Comme lors des autres voyages, nous avons rencontré de nombreuses personnes en chemin, marchant à pied pendant de longues heures, parce qu’elles n’avaient pas les moyens de se payer une moto ou un autre moyen de transport. Nous avons également fait l’expérience de la solidarité réelle et étroite des gens, qui nous ont offert leurs maisons, nous protégeant de la pluie pendant que nous attendions que la voiture sorte de l’embouteillage boueux. Les sœurs nous ont dit que c’était très naturel de la part des gens : ils sont solidaires sans limites, parce qu’aujourd’hui c’est l’un qui a besoin d’aide, et demain c’est l’autre !

A Kolokoso, notre communauté est composée de trois sœurs, Jeanette Kabeya Nzusi, Rose Mputu Ntumba et Esperance Tseki Kodila, de quatre jeunes aspirantes appelées Marta, Dorothée, Esperance et Annie, et de trois jeunes filles de l’internat . Une sœur travaille à l’école publique de Kolokoso, qui est gérée par l’Eglise, et elle donne également des conseils pédagogiques à Sr Rose et à une autre éducatrice qui accompagnent les 50 enfants de notre école maternelle. Toutes les sœurs sont impliquées dans la pastorale de la paroisse, en particulier dans la catéchèse, et surtout elles accompagnent 4 aspirantes dans la formation que nous appelons « connaissance mutuelle ».

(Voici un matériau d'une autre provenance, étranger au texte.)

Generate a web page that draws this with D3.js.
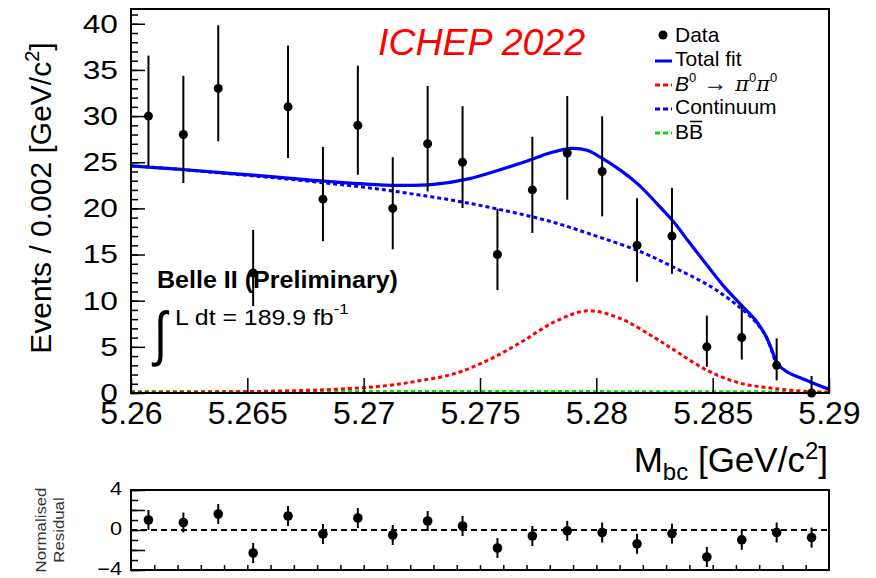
<!DOCTYPE html>
<html><head><meta charset="utf-8">
<script src="https://cdn.jsdelivr.net/npm/d3@7"></script>
<style>
body{margin:0;background:#fff}
svg{display:block}
text{font-family:"Liberation Sans",Arial,Helvetica,sans-serif;fill:#000}
</style>
</head><body>
<svg id="c" width="876" height="578"></svg>
<script>
// ---------------- data ----------------
const binCenters = [5.26075,5.26225,5.26375,5.26525,5.26675,5.26825,5.26975,5.27125,5.27275,5.27425,
                    5.27575,5.27725,5.27875,5.28025,5.28175,5.28325,5.28475,5.28625,5.28775,5.28925];
const events   = [30,28,33,13,31,21,29,20,27,25,15,22,26,24,16,17,5,6,3,0];
const errLow   = [5.45,5.26,5.73,3.58,5.54,4.55,5.35,4.44,5.16,4.96,3.85,4.66,5.06,4.86,3.96,4.09,2.16,2.38,1.63,0];
const errHigh  = [6.55,6.36,6.83,4.67,6.64,5.66,6.46,5.55,6.27,6.07,4.96,5.76,6.17,5.97,5.10,5.23,3.38,3.58,2.92,1.84];
const residuals = [1.0,0.75,1.6,-2.3,1.4,-0.4,1.2,-0.5,0.9,0.4,-1.8,-0.6,-0.08,-0.25,-1.38,-0.36,-2.7,-0.98,-0.25,-0.76];
const residualErr = [1,1,1,1,1,1,1,1,1,1,1,1,1,1,1,1,1,1,1,1];

// fit curves: [Mbc, events]
const totalFit = [[5.2600,24.6],[5.2620,24.25],[5.2640,23.85],[5.2660,23.45],[5.2680,23.0],[5.2700,22.65],
  [5.2715,22.5],[5.2730,22.6],[5.2745,23.2],[5.2760,24.3],[5.2770,25.1],[5.2780,26.0],[5.2789,26.5],
  [5.2796,26.3],[5.2802,25.5],[5.2810,24.2],[5.2818,22.6],[5.2825,20.8],[5.2833,18.6],[5.2840,16.3],
  [5.2848,13.7],[5.2855,11.5],[5.2862,9.6],[5.2869,7.7],[5.2873,6.1],[5.2876,4.3],[5.2878,3.1],
  [5.2882,2.3],[5.2890,1.4],[5.2899,0.5],[5.2900,0.45]];
const continuum = [[5.2600,24.6],[5.2620,24.25],[5.2640,23.8],[5.2660,23.35],[5.2680,22.85],[5.2700,22.3],
  [5.2720,21.6],[5.2740,20.8],[5.2760,19.8],[5.2780,18.6],[5.2800,17.0],[5.2820,15.2],[5.2835,13.4],
  [5.2850,11.4],[5.2862,9.2],[5.2869,7.55],[5.2873,6.1],[5.2876,4.1],[5.28775,2.9]];
const signal = [[5.2600,0.05],[5.2640,0.12],[5.2670,0.25],[5.2690,0.43],[5.2710,0.8],[5.2724,1.33],
  [5.2739,2.1],[5.2753,3.5],[5.2767,5.4],[5.2782,7.7],[5.2796,8.9],[5.2810,8.1],[5.2825,6.0],
  [5.2835,4.4],[5.2848,2.4],[5.2862,1.05],[5.2876,0.5],[5.2891,0.15],[5.2900,0.1]];
const bbbar = [[5.2600,0.15],[5.2700,0.15],[5.2800,0.15],[5.2875,0.12],[5.2900,0.06]];

const yTickLabels = [0,5,10,15,20,25,30,35,40];
const xTickLabels = [5.26,5.265,5.27,5.275,5.28,5.285,5.29];
const rTickLabels = [4,0,-4];

// ---------------- layout ----------------
const svg = d3.select("#c");
const X0=131, X1=829, Y0=9, Y1=393;
const RY0=490, RY1=570;
const x  = d3.scaleLinear().domain([5.26,5.29]).range([X0,X1]);
const y  = d3.scaleLinear().domain([0,41.6]).range([Y1,Y0]);
const yr = d3.scaleLinear().domain([-4,4]).range([RY1,RY0]);

svg.append("defs").append("clipPath").attr("id","clip")
  .append("rect").attr("x",X0).attr("y",Y0).attr("width",X1-X0).attr("height",Y1-Y0);

const line = d3.line().x(d=>x(d[0])).y(d=>y(d[1])).curve(d3.curveCatmullRom.alpha(0.5));
const plot = svg.append("g").attr("clip-path","url(#clip)");
plot.append("path").datum(bbbar).attr("d",line).attr("fill","none")
  .attr("stroke","#00e000").attr("stroke-width",3).attr("stroke-dasharray","4,3");
plot.append("path").datum(signal).attr("d",line).attr("fill","none")
  .attr("stroke","#ff0000").attr("stroke-width",3).attr("stroke-dasharray","4,3");
plot.append("path").datum(continuum).attr("d",line).attr("fill","none")
  .attr("stroke","#0000ff").attr("stroke-width",3).attr("stroke-dasharray","4,3");
plot.append("path").datum(totalFit).attr("d",line).attr("fill","none")
  .attr("stroke","#0000ff").attr("stroke-width",3.2);

// data points
const pts = svg.append("g");
binCenters.forEach((m,i)=>{
  pts.append("line").attr("x1",x(m)).attr("x2",x(m))
    .attr("y1",y(events[i]-errLow[i])).attr("y2",y(events[i]+errHigh[i]))
    .attr("stroke","#000").attr("stroke-width",2);
  pts.append("circle").attr("cx",x(m)).attr("cy",y(events[i])).attr("r",4.5).attr("fill","#000");
});

// axes main
function styleAxis(g){ g.select(".domain").remove(); g.selectAll("line").attr("stroke","#000").attr("stroke-width",1.5); }
svg.append("g").attr("transform",`translate(${X0},0)`)
  .call(d3.axisRight(y).tickValues(d3.range(0,42,1)).tickSize(7).tickFormat("")).call(styleAxis);
svg.append("g").attr("transform",`translate(${X0},0)`)
  .call(d3.axisRight(y).tickValues(yTickLabels).tickSize(14).tickFormat("")).call(styleAxis);
svg.append("g").attr("transform",`translate(0,${Y1})`)
  .call(d3.axisTop(x).tickValues(xTickLabels).tickSize(15).tickFormat("")).call(styleAxis);

// tick labels
const yl = svg.append("g").attr("transform",`translate(${X0},0)`)
  .call(d3.axisLeft(y).tickValues(yTickLabels).tickSize(0));
yl.select(".domain").remove();
yl.selectAll("text").attr("x",0).attr("transform","translate(-13,0) scale(1.22,1)")
  .attr("font-size",26).attr("font-family","Liberation Sans, Arial, sans-serif").attr("fill","#000");
const xl = svg.append("g").attr("transform",`translate(0,${Y1})`)
  .call(d3.axisBottom(x).tickValues(xTickLabels).tickSize(0).tickPadding(8).tickFormat(d=>String(d)));
xl.select(".domain").remove();
xl.selectAll("text").attr("font-size",32).attr("font-family","Liberation Sans, Arial, sans-serif").attr("fill","#000");

// frame
svg.append("rect").attr("x",X0).attr("y",Y0).attr("width",X1-X0).attr("height",Y1-Y0)
  .attr("fill","none").attr("stroke","#000").attr("stroke-width",2);

// axis titles
const yt = svg.append("text").attr("transform","translate(51,198) rotate(-90)")
  .attr("text-anchor","middle").attr("font-size",30);
yt.append("tspan").text("Events / 0.002 [GeV/c");
yt.append("tspan").attr("font-size",20).attr("dy",-12).text("2");
yt.append("tspan").attr("dy",12).text("]");

const xt = svg.append("text").attr("x",828).attr("y",472).attr("text-anchor","end").attr("font-size",35);
xt.append("tspan").text("M");
xt.append("tspan").attr("font-size",24).attr("dy",8).text("bc");
xt.append("tspan").attr("dy",-8).text(" [GeV/c");
xt.append("tspan").attr("font-size",24).attr("dy",-13).text("2");
xt.append("tspan").attr("dy",13).text("]");

// ICHEP
svg.append("text").attr("x",378).attr("y",55).attr("font-size",37.5).attr("font-style","italic")
  .style("fill","#ff0000").text("ICHEP 2022");

// Belle II labels
svg.append("text").attr("transform","translate(157,288) scale(1.09,1)").attr("font-size",23).attr("font-weight","bold")
  .text("Belle II (Preliminary)");
svg.append("text").attr("transform","translate(154,354) scale(0.9,1.15)").attr("font-size",52)
  .attr("font-family","DejaVu Sans").text("\u222b");
const lum = svg.append("text").attr("transform","translate(175,325) scale(1.13,1)").attr("font-size",22);
lum.append("tspan").text("L dt = 189.9 fb");
lum.append("tspan").attr("font-size",15).attr("dy",-11).text("-1");

// legend
const lg = svg.append("g");
lg.append("circle").attr("cx",663).attr("cy",35).attr("r",4.5).attr("fill","#000");
lg.append("text").attr("x",675).attr("y",42).attr("font-size",21).text("Data");
lg.append("line").attr("x1",655).attr("x2",672).attr("y1",61).attr("y2",61).attr("stroke","#0000ff").attr("stroke-width",3);
lg.append("text").attr("x",675).attr("y",66).attr("font-size",21).text("Total fit");
lg.append("line").attr("x1",655).attr("x2",672).attr("y1",85).attr("y2",85).attr("stroke","#ff0000").attr("stroke-width",3).attr("stroke-dasharray","5,3");
const sg = lg.append("text").attr("x",675).attr("y",91).attr("font-size",21);
sg.append("tspan").attr("font-style","italic").text("B");
sg.append("tspan").attr("font-size",13).attr("dy",-9).text("0");
sg.append("tspan").attr("dy",9).attr("dx",7).attr("font-size",24).text("\u2192");
sg.append("tspan").attr("dx",8).attr("font-style","italic").attr("font-family","DejaVu Serif").text("\u03c0");
sg.append("tspan").attr("font-size",13).attr("dy",-9).text("0");
sg.append("tspan").attr("dy",9).attr("font-style","italic").attr("font-family","DejaVu Serif").text("\u03c0");
sg.append("tspan").attr("font-size",13).attr("dy",-9).text("0");
lg.append("line").attr("x1",655).attr("x2",672).attr("y1",109).attr("y2",109).attr("stroke","#0000ff").attr("stroke-width",3).attr("stroke-dasharray","5,3");
lg.append("text").attr("x",675).attr("y",114).attr("font-size",21).text("Continuum");
lg.append("line").attr("x1",655).attr("x2",672).attr("y1",133).attr("y2",133).attr("stroke","#00e000").attr("stroke-width",3).attr("stroke-dasharray","5,3");
const bb = lg.append("text").attr("x",675).attr("y",139).attr("font-size",21).text("BB");
{
  const n = bb.node();
  const w1 = n.getSubStringLength(0,1), w2 = n.getSubStringLength(1,1);
  lg.append("line").attr("x1",675+w1+1).attr("x2",675+w1+w2-1).attr("y1",121.5).attr("y2",121.5)
    .attr("stroke","#000").attr("stroke-width",1.5);
}

// ---------------- residual panel ----------------
svg.append("line").attr("x1",X0).attr("x2",X1).attr("y1",yr(0)).attr("y2",yr(0))
  .attr("stroke","#000").attr("stroke-width",2).attr("stroke-dasharray","6,4");
const rp = svg.append("g");
binCenters.forEach((m,i)=>{
  rp.append("line").attr("x1",x(m)).attr("x2",x(m))
    .attr("y1",yr(residuals[i]-residualErr[i])).attr("y2",yr(residuals[i]+residualErr[i]))
    .attr("stroke","#000").attr("stroke-width",2);
  rp.append("circle").attr("cx",x(m)).attr("cy",yr(residuals[i])).attr("r",4.8).attr("fill","#000");
});
svg.append("g").attr("transform",`translate(${X0},0)`)
  .call(d3.axisRight(yr).tickValues(d3.range(-4,5,1)).tickSize(7).tickFormat("")).call(styleAxis);
svg.append("g").attr("transform",`translate(${X0},0)`)
  .call(d3.axisRight(yr).tickValues([-4,-2,0,2,4]).tickSize(14).tickFormat("")).call(styleAxis);
svg.append("g").attr("transform",`translate(0,${RY1})`)
  .call(d3.axisTop(x).tickValues(d3.range(5.261,5.2895,0.001)).tickSize(5).tickFormat("")).call(styleAxis);
const rl = svg.append("g").attr("transform",`translate(${X0},0)`)
  .call(d3.axisLeft(yr).tickValues(rTickLabels).tickSize(0).tickFormat(d=>d<0?"\u2212"+Math.abs(d):String(d)));
rl.select(".domain").remove();
rl.selectAll("text").attr("x",0).attr("transform","translate(-9,-1) scale(1.2,1)")
  .attr("font-size",18).attr("font-family","Liberation Sans, Arial, sans-serif").attr("fill","#000");
svg.append("rect").attr("x",X0).attr("y",RY0).attr("width",X1-X0).attr("height",RY1-RY0)
  .attr("fill","none").attr("stroke","#000").attr("stroke-width",2);
svg.append("text").attr("transform","translate(46,530) rotate(-90) scale(1.2,1)").attr("text-anchor","middle")
  .attr("font-size",14).style("fill","#333").text("Normalised");
svg.append("text").attr("transform","translate(64,530) rotate(-90) scale(1.2,1)").attr("text-anchor","middle")
  .attr("font-size",14).style("fill","#333").text("Residual");
</script>
</body></html>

Le samedi 14 décembre a été consacré à passer du temps avec nos sœurs et à partager en communauté. Nous avons également passé du temps avec le père, sa femme et d’autres membres de la famille de notre frère Thecle, qui vit au Pérou.

Le dimanche 15 décembre, nous avons assisté à l’Eucharistie dans l’église de la paroisse Saint Thomas l’Apôtre, où nous avons remarqué les belles peintures sur les murs, et nous avons à nouveau apprécié le partage communautaire après la messe. Puis nous avons visité deux tombes à côté de la chapelle de notre maison : celle de Sr Ángeles Gracia Jimeno, décédée en 1986 à l’âge de 63 ans, et celle de Sr Florence Bindanda, décédée en 1990 à l’âge de 37 ans, la première sœur congolaise décédée.

Les aspects qui nous ont le plus marqués à Kolokoso sont les suivants :

  • La faim est une réalité très présente pour la population, qui lutte et résiste avec bravoure aux nombreuses adversités qu’elle rencontre.
  • L’expression « Matondo mingi » en kikongo, la langue prédominante du Kolokoso, signifie « merci beaucoup ».
  • Les sœurs élèvent plus de 30 porcs de race pour aider la communauté, ainsi que de nombreux poulets et chèvres.
  • Nous sommes agitées… à cause des 90 kilomètres que nos juniores parcourent chaque mois pour participer à la rencontre des juniores de la région – plus ou moins 5 congrégations. Il y a des moments où elles doivent dormir dans la forêt parce que la moto qu’elles ont louée, avec difficulté, pour les transporter, est tombée en panne.